South Africa is sending a clear signal—it wants off the grey list, and it’s serious about AML compliance.

Kenya: Targeting Digital Financial Services
Kenya’s booming digital economy is a double-edged sword. The regulators know this, and they’re moving fast.
What’s Changed in 2025:
- The FRC (Financial Reporting Centre) issued new AML rules for mobile money and digital lenders.
- Banks must now use automated monitoring systems for suspicious transactions.
- Cross-border financial tracking is being strengthened through partnerships with Uganda and Tanzania.
Tech-driven finance must be risk-aware. If you’re a digital player in East Africa, compliance isn’t optional—it’s urgent.
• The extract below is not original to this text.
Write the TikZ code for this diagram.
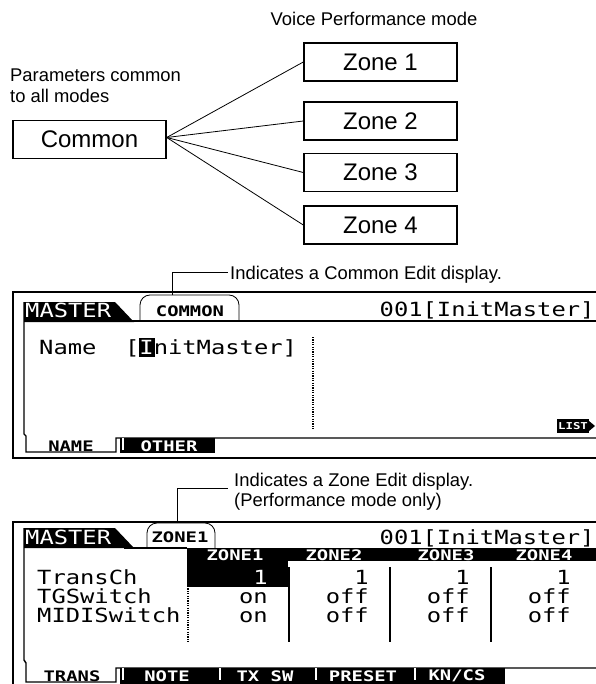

Ghana: Innovation Meets Regulation
Ghana is getting creative with AML by investing in regulatory technology (RegTech).
Recent Moves:
- Launched an AML sandbox in 2024 to test AI-powered fraud detection tools.
- Real-time suspicious transaction reporting is now mandatory.
- The latest National Risk Assessment is helping fine-tune PEP lists and sector vulnerabilities.
Ghana is proving that smart regulation can go hand-in-hand with financial innovation.
Egypt: E-KYC and Stronger Enforcement

In North Africa, Egypt is tightening AML rules to align with MENAFATF guidelines and reduce risks tied to cash-heavy sectors.
What’s New:
- Updates to the Anti-Money Laundering Law No. 80 of 2002 are expected to take effect.
- Mandatory e-KYC for digital banks and mobile wallet providers.
- Closer oversight of real estate, luxury goods, and precious metals sectors.
Egypt is modernising AML compliance to meet the demands of a digital, global economy.
Morocco: A Push for DNFBP Compliance

Morocco is expanding AML compliance beyond banks to include professionals like lawyers, accountants, and notaries.
Highlights:
- AML compliance is now mandatory for DNFBPs (Designated Non-Financial Businesses and Professions).
- The UTRF (Morocco’s FIU) has increased its regulatory powers.
- The private sector is teaming up with regulators to fight trade-based money laundering.
If you’re in the professional service industry in Morocco, AML training and systems are now essential.
Francophone Africa (UEMOA): Harmonised Rules Across the Region
Countries like Senegal, Côte d’Ivoire, and Burkina Faso are aligning under UEMOA’s new AML directive.
What’s Happening:
- The CENTIFs (Financial Intelligence Units) in each country are more active than ever.
- There’s a strong regional push for customer due diligence and beneficial ownership transparency.
- AML training programs are being rolled out for local financial institutions.
Harmonised regulations across the West African Monetary Union make it easier to track cross-border money laundering.
Emerging Trends to Watch in African AML
Across the continent, some common threads are emerging in 2025:
- Digital KYC and AI-powered AML monitoring.
- Expansion of AML rules to crypto and fintech sectors.
- Increased cross-border intelligence sharing
- FATF pressure leading to sweeping legal reforms
But there are challenges too, especially around enforcement capacity, data infrastructure, and compliance education.
Africa is not just reacting to global AML trends—it’s shaping them. From Nigeria’s fintech rules to South Africa’s legislative blitz, regulatory maturity is growing fast. If you’re working in finance, fintech, legal, or compliance across Africa, now’s the time to level up your AML strategy.